Begin DATA FOR PROCESSING

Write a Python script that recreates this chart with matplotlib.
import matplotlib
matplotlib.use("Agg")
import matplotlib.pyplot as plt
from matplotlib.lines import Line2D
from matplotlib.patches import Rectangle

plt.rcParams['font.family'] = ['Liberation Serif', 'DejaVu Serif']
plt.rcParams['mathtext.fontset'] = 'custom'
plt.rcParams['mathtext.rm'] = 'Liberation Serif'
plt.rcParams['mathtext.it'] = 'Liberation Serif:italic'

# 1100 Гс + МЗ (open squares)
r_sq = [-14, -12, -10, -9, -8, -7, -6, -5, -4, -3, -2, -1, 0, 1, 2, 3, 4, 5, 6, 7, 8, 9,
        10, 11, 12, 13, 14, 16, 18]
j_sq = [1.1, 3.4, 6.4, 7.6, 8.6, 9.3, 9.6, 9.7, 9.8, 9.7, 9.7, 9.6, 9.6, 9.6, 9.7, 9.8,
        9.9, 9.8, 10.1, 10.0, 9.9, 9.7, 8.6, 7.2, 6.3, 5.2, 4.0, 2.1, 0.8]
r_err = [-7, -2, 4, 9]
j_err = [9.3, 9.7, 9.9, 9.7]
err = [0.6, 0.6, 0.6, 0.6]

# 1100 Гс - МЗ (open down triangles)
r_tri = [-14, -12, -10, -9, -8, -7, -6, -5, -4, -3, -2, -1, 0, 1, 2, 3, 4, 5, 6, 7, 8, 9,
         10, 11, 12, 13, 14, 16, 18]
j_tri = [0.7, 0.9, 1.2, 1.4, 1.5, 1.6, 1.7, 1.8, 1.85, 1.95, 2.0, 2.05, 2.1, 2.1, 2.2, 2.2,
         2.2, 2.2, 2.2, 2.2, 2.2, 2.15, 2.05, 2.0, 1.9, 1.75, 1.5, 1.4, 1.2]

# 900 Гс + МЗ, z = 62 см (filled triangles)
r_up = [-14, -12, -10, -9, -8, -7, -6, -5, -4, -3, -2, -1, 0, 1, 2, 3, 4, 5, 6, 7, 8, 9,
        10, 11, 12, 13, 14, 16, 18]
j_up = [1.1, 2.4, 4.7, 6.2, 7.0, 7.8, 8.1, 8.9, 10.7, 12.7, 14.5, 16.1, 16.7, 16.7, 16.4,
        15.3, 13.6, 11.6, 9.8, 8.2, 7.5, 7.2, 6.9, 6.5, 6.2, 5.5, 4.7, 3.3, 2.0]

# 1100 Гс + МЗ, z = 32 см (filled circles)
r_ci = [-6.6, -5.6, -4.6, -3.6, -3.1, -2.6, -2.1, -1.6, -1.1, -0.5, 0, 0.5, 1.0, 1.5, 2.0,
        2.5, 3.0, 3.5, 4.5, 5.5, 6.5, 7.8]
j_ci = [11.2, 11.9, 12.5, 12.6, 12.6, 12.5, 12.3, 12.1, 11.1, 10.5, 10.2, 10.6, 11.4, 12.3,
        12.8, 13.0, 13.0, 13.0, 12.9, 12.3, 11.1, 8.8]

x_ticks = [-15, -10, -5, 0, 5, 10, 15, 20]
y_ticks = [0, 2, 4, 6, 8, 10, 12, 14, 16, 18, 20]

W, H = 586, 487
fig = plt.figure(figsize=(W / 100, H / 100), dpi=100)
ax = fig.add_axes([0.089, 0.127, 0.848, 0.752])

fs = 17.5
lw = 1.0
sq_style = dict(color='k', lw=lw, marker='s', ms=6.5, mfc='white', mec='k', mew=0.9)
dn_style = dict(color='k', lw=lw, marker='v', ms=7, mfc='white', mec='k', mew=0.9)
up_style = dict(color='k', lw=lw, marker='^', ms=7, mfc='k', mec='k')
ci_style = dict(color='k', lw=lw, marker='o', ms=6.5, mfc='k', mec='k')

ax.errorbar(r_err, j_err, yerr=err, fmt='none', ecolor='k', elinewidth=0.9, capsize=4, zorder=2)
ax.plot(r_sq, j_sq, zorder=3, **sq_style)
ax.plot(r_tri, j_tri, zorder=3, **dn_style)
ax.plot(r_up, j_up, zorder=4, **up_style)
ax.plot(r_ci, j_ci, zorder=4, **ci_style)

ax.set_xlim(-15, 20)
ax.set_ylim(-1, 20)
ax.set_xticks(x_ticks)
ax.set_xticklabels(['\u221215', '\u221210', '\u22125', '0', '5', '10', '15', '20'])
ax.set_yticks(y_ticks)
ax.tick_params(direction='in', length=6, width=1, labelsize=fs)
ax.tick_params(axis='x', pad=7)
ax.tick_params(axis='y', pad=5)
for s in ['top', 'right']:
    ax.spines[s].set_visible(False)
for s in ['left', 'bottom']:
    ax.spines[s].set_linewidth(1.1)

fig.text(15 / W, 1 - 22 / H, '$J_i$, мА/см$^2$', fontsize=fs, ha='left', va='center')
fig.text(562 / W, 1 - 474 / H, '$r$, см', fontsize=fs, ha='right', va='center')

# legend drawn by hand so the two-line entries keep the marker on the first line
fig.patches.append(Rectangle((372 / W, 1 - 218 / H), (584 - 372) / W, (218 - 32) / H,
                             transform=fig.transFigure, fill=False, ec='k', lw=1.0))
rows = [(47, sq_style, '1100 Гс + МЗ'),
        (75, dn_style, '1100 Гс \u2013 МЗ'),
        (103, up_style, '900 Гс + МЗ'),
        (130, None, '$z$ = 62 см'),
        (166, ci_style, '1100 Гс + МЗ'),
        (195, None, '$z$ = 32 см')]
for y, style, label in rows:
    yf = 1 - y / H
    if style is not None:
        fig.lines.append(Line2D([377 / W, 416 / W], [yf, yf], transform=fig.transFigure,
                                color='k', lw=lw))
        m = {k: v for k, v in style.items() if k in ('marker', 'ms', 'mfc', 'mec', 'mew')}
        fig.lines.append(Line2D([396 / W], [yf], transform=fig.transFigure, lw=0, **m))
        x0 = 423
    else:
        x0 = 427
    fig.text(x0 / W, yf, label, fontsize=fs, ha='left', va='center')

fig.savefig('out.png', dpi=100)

End DATA FOR PROCESSING
Begin DATA FOR PROCESSING

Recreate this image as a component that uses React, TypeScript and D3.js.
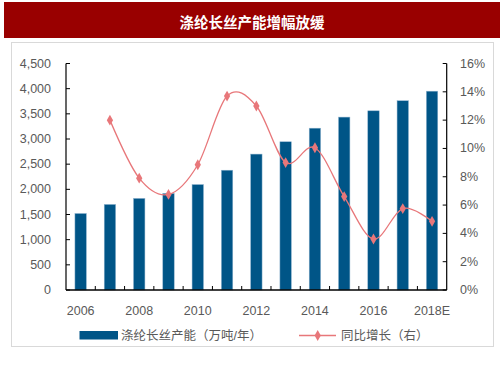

End DATA FOR PROCESSING

Quote nothing but the lines that run from the line containing "Write a Python" through the line containing "plt.rcParams['mathtext.it'] = 'Liberation", keeping both of them word for word.

▶ [SOLUTION TO THIS EXERCISE]:
Write a Python script that recreates this chart with matplotlib.
import matplotlib
matplotlib.use("Agg")
import matplotlib.pyplot as plt
from matplotlib.lines import Line2D
from matplotlib.patches import Rectangle

plt.rcParams['font.family'] = ['Liberation Serif', 'DejaVu Serif']
plt.rcParams['mathtext.fontset'] = 'custom'
plt.rcParams['mathtext.rm'] = 'Liberation Serif'
plt.rcParams['mathtext.it'] = 'Liberation Serif:italic'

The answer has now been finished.